— Begin Data to process —

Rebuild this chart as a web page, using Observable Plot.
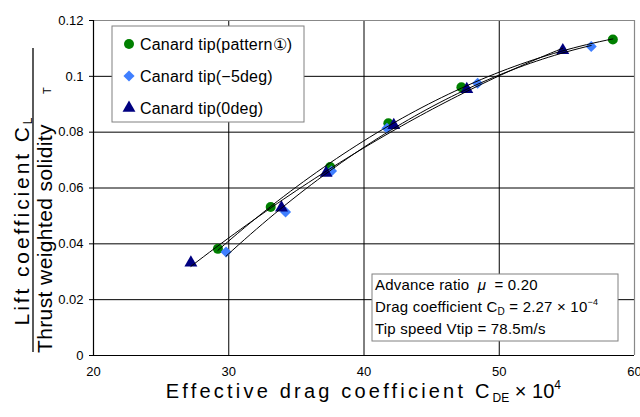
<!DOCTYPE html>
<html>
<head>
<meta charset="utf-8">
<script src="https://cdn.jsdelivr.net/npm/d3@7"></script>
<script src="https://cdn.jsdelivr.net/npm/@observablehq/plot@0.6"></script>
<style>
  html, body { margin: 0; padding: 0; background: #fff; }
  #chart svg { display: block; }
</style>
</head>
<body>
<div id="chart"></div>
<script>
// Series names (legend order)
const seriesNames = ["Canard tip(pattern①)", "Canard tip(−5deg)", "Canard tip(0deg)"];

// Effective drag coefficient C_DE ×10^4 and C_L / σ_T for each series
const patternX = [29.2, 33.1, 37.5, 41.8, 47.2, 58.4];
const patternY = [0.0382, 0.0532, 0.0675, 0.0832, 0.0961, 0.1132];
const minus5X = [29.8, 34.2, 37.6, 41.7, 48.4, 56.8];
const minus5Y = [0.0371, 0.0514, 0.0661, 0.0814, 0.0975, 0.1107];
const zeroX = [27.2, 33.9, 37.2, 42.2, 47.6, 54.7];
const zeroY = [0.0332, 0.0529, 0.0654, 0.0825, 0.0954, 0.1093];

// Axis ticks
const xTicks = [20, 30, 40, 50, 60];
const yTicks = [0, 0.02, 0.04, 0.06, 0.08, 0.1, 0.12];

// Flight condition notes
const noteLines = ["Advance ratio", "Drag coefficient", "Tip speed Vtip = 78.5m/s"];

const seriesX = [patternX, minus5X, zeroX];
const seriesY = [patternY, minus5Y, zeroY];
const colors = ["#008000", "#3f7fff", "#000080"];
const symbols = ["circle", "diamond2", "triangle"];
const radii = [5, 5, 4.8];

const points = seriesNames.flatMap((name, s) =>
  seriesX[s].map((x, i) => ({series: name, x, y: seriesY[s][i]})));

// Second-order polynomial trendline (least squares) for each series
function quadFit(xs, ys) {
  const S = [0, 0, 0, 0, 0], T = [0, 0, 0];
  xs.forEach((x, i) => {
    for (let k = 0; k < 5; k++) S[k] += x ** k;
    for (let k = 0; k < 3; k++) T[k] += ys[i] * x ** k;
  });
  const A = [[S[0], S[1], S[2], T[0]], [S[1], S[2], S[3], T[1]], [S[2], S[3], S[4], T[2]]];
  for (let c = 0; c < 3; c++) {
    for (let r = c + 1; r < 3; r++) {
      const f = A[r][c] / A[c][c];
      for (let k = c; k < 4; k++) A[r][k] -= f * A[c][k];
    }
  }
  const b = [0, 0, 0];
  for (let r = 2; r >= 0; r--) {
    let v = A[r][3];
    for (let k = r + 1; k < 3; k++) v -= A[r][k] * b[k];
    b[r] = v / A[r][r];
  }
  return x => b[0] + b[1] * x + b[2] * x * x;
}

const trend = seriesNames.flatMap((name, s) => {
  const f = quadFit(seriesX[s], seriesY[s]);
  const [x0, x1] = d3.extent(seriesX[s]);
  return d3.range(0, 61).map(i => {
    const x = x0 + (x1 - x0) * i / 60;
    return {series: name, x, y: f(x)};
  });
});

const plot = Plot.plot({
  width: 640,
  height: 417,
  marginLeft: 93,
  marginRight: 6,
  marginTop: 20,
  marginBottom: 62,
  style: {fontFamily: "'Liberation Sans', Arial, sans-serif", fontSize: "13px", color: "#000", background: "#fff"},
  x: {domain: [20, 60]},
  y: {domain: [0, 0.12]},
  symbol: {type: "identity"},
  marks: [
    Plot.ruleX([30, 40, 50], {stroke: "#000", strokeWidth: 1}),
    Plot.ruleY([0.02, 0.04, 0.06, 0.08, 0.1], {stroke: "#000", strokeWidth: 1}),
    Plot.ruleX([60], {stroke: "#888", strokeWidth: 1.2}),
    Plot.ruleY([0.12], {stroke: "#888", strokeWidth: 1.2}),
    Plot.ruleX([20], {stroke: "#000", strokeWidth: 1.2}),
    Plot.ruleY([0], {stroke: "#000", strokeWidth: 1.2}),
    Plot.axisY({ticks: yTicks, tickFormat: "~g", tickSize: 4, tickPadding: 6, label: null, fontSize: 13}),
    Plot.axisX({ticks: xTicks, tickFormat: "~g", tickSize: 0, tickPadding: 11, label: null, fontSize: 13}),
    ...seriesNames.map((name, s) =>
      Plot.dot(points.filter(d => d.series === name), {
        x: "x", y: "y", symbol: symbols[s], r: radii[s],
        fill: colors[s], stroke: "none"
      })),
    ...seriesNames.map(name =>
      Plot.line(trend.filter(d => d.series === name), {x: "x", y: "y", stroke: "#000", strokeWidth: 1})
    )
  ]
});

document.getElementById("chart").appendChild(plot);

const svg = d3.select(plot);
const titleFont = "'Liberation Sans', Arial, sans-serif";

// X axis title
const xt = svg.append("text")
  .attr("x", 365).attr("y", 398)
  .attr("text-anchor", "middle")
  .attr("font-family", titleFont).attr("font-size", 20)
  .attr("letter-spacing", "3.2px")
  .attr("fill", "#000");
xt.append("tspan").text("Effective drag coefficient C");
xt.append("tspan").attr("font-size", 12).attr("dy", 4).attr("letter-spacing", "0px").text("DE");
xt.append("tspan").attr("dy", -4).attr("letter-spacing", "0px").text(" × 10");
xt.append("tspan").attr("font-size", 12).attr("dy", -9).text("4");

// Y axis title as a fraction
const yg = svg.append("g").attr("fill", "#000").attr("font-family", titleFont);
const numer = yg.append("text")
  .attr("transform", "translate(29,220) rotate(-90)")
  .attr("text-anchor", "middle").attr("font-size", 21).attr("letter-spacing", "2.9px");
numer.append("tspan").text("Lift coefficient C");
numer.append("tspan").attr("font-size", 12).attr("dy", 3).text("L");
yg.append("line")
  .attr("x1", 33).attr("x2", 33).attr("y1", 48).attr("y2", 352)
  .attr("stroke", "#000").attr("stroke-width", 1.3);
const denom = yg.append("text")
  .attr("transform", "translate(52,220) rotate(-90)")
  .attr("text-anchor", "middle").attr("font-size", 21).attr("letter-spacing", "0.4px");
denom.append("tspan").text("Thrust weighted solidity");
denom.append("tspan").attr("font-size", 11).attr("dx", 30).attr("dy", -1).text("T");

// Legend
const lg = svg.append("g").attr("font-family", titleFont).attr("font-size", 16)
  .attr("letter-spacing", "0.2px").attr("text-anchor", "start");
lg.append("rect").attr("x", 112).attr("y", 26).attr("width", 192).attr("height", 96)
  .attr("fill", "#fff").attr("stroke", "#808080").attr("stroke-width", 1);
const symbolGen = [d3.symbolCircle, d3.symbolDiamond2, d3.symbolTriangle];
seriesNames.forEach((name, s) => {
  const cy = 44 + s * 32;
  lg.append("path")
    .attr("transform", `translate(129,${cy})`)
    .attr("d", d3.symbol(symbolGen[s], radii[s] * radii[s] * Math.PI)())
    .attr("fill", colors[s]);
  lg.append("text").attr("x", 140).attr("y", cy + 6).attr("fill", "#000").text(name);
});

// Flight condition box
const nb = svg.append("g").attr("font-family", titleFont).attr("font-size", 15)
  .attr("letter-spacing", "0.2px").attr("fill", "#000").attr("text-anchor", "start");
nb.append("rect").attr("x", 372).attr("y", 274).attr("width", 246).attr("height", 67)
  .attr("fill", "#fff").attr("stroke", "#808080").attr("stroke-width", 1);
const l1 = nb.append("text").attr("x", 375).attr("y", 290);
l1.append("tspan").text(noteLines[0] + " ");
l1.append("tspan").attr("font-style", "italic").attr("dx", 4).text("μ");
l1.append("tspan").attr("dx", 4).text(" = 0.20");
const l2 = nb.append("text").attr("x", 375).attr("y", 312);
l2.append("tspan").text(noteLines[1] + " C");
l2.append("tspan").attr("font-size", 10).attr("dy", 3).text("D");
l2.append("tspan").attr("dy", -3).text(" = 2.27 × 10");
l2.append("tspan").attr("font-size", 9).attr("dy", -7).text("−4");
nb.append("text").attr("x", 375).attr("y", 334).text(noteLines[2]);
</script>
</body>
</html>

— End Data to process —
— Begin Data to process —

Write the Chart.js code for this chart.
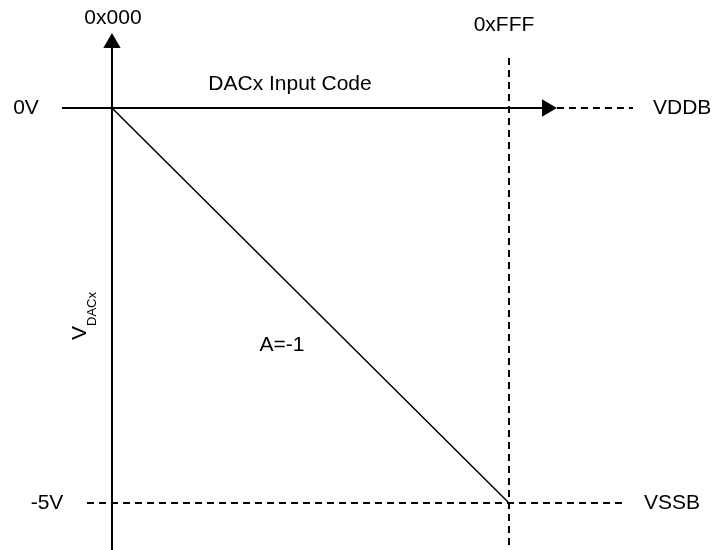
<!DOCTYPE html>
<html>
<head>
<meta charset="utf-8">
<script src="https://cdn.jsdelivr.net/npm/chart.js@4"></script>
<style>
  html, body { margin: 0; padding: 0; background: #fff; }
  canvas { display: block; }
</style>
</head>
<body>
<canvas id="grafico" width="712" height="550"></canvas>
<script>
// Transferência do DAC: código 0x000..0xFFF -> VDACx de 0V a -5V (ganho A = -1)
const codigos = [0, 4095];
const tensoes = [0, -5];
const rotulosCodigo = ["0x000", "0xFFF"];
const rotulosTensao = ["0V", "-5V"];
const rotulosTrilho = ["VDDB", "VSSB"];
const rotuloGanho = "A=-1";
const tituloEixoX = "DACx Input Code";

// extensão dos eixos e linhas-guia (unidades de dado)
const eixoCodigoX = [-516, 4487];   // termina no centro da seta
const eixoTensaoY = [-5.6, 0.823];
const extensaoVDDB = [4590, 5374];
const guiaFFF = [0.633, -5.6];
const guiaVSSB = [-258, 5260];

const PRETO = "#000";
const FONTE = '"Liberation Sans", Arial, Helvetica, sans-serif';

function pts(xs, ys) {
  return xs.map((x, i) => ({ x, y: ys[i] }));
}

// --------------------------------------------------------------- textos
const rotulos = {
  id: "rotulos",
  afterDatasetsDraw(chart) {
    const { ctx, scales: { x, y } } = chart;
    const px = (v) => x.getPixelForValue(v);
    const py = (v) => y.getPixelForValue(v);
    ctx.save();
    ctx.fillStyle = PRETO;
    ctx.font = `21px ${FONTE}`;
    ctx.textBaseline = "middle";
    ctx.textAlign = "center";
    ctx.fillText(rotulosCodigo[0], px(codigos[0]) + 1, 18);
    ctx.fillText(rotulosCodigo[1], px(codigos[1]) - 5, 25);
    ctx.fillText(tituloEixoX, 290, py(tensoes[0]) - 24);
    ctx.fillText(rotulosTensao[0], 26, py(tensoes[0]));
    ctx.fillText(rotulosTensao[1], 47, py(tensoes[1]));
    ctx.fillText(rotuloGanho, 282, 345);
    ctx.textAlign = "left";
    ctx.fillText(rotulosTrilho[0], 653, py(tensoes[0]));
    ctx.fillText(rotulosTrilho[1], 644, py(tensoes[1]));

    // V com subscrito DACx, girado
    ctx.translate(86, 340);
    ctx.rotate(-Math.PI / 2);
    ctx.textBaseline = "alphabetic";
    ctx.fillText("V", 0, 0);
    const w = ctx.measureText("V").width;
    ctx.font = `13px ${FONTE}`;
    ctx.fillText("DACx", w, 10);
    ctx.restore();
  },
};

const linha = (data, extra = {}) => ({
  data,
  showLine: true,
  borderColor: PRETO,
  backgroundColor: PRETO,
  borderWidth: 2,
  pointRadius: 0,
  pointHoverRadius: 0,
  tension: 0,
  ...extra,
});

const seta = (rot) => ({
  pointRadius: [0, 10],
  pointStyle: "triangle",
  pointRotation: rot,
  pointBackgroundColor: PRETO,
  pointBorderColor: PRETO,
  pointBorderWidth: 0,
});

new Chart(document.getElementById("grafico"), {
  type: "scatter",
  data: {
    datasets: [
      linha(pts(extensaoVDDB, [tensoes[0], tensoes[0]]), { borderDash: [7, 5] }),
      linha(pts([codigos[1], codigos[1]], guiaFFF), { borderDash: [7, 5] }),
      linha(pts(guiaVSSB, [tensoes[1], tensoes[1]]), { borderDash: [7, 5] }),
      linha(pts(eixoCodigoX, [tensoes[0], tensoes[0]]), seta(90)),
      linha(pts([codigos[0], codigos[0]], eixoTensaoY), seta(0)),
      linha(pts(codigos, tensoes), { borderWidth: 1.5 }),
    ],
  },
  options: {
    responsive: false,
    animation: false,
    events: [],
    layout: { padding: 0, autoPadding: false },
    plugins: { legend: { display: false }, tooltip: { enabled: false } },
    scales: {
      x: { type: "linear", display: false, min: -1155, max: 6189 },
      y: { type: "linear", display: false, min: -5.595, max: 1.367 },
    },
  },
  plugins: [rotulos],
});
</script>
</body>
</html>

— End Data to process —

§ Objective: In the listing above, find the line with "Rebuild this chart" and the line with "seriesX[s].map((x, i) =>". Copy both of them and every line between, exactly, but not the pictures.

§ Response to this exercise:
Rebuild this chart as a web page, using Observable Plot.
<!DOCTYPE html>
<html>
<head>
<meta charset="utf-8">
<script src="https://cdn.jsdelivr.net/npm/d3@7"></script>
<script src="https://cdn.jsdelivr.net/npm/@observablehq/plot@0.6"></script>
<style>
  html, body { margin: 0; padding: 0; background: #fff; }
  #chart svg { display: block; }
</style>
</head>
<body>
<div id="chart"></div>
<script>
// Series names (legend order)
const seriesNames = ["Canard tip(pattern①)", "Canard tip(−5deg)", "Canard tip(0deg)"];

// Effective drag coefficient C_DE ×10^4 and C_L / σ_T for each series
const patternX = [29.2, 33.1, 37.5, 41.8, 47.2, 58.4];
const patternY = [0.0382, 0.0532, 0.0675, 0.0832, 0.0961, 0.1132];
const minus5X = [29.8, 34.2, 37.6, 41.7, 48.4, 56.8];
const minus5Y = [0.0371, 0.0514, 0.0661, 0.0814, 0.0975, 0.1107];
const zeroX = [27.2, 33.9, 37.2, 42.2, 47.6, 54.7];
const zeroY = [0.0332, 0.0529, 0.0654, 0.0825, 0.0954, 0.1093];

// Axis ticks
const xTicks = [20, 30, 40, 50, 60];
const yTicks = [0, 0.02, 0.04, 0.06, 0.08, 0.1, 0.12];

// Flight condition notes
const noteLines = ["Advance ratio", "Drag coefficient", "Tip speed Vtip = 78.5m/s"];

const seriesX = [patternX, minus5X, zeroX];
const seriesY = [patternY, minus5Y, zeroY];
const colors = ["#008000", "#3f7fff", "#000080"];
const symbols = ["circle", "diamond2", "triangle"];
const radii = [5, 5, 4.8];

const points = seriesNames.flatMap((name, s) =>
  seriesX[s].map((x, i) => ({series: name, x, y: seriesY[s][i]})));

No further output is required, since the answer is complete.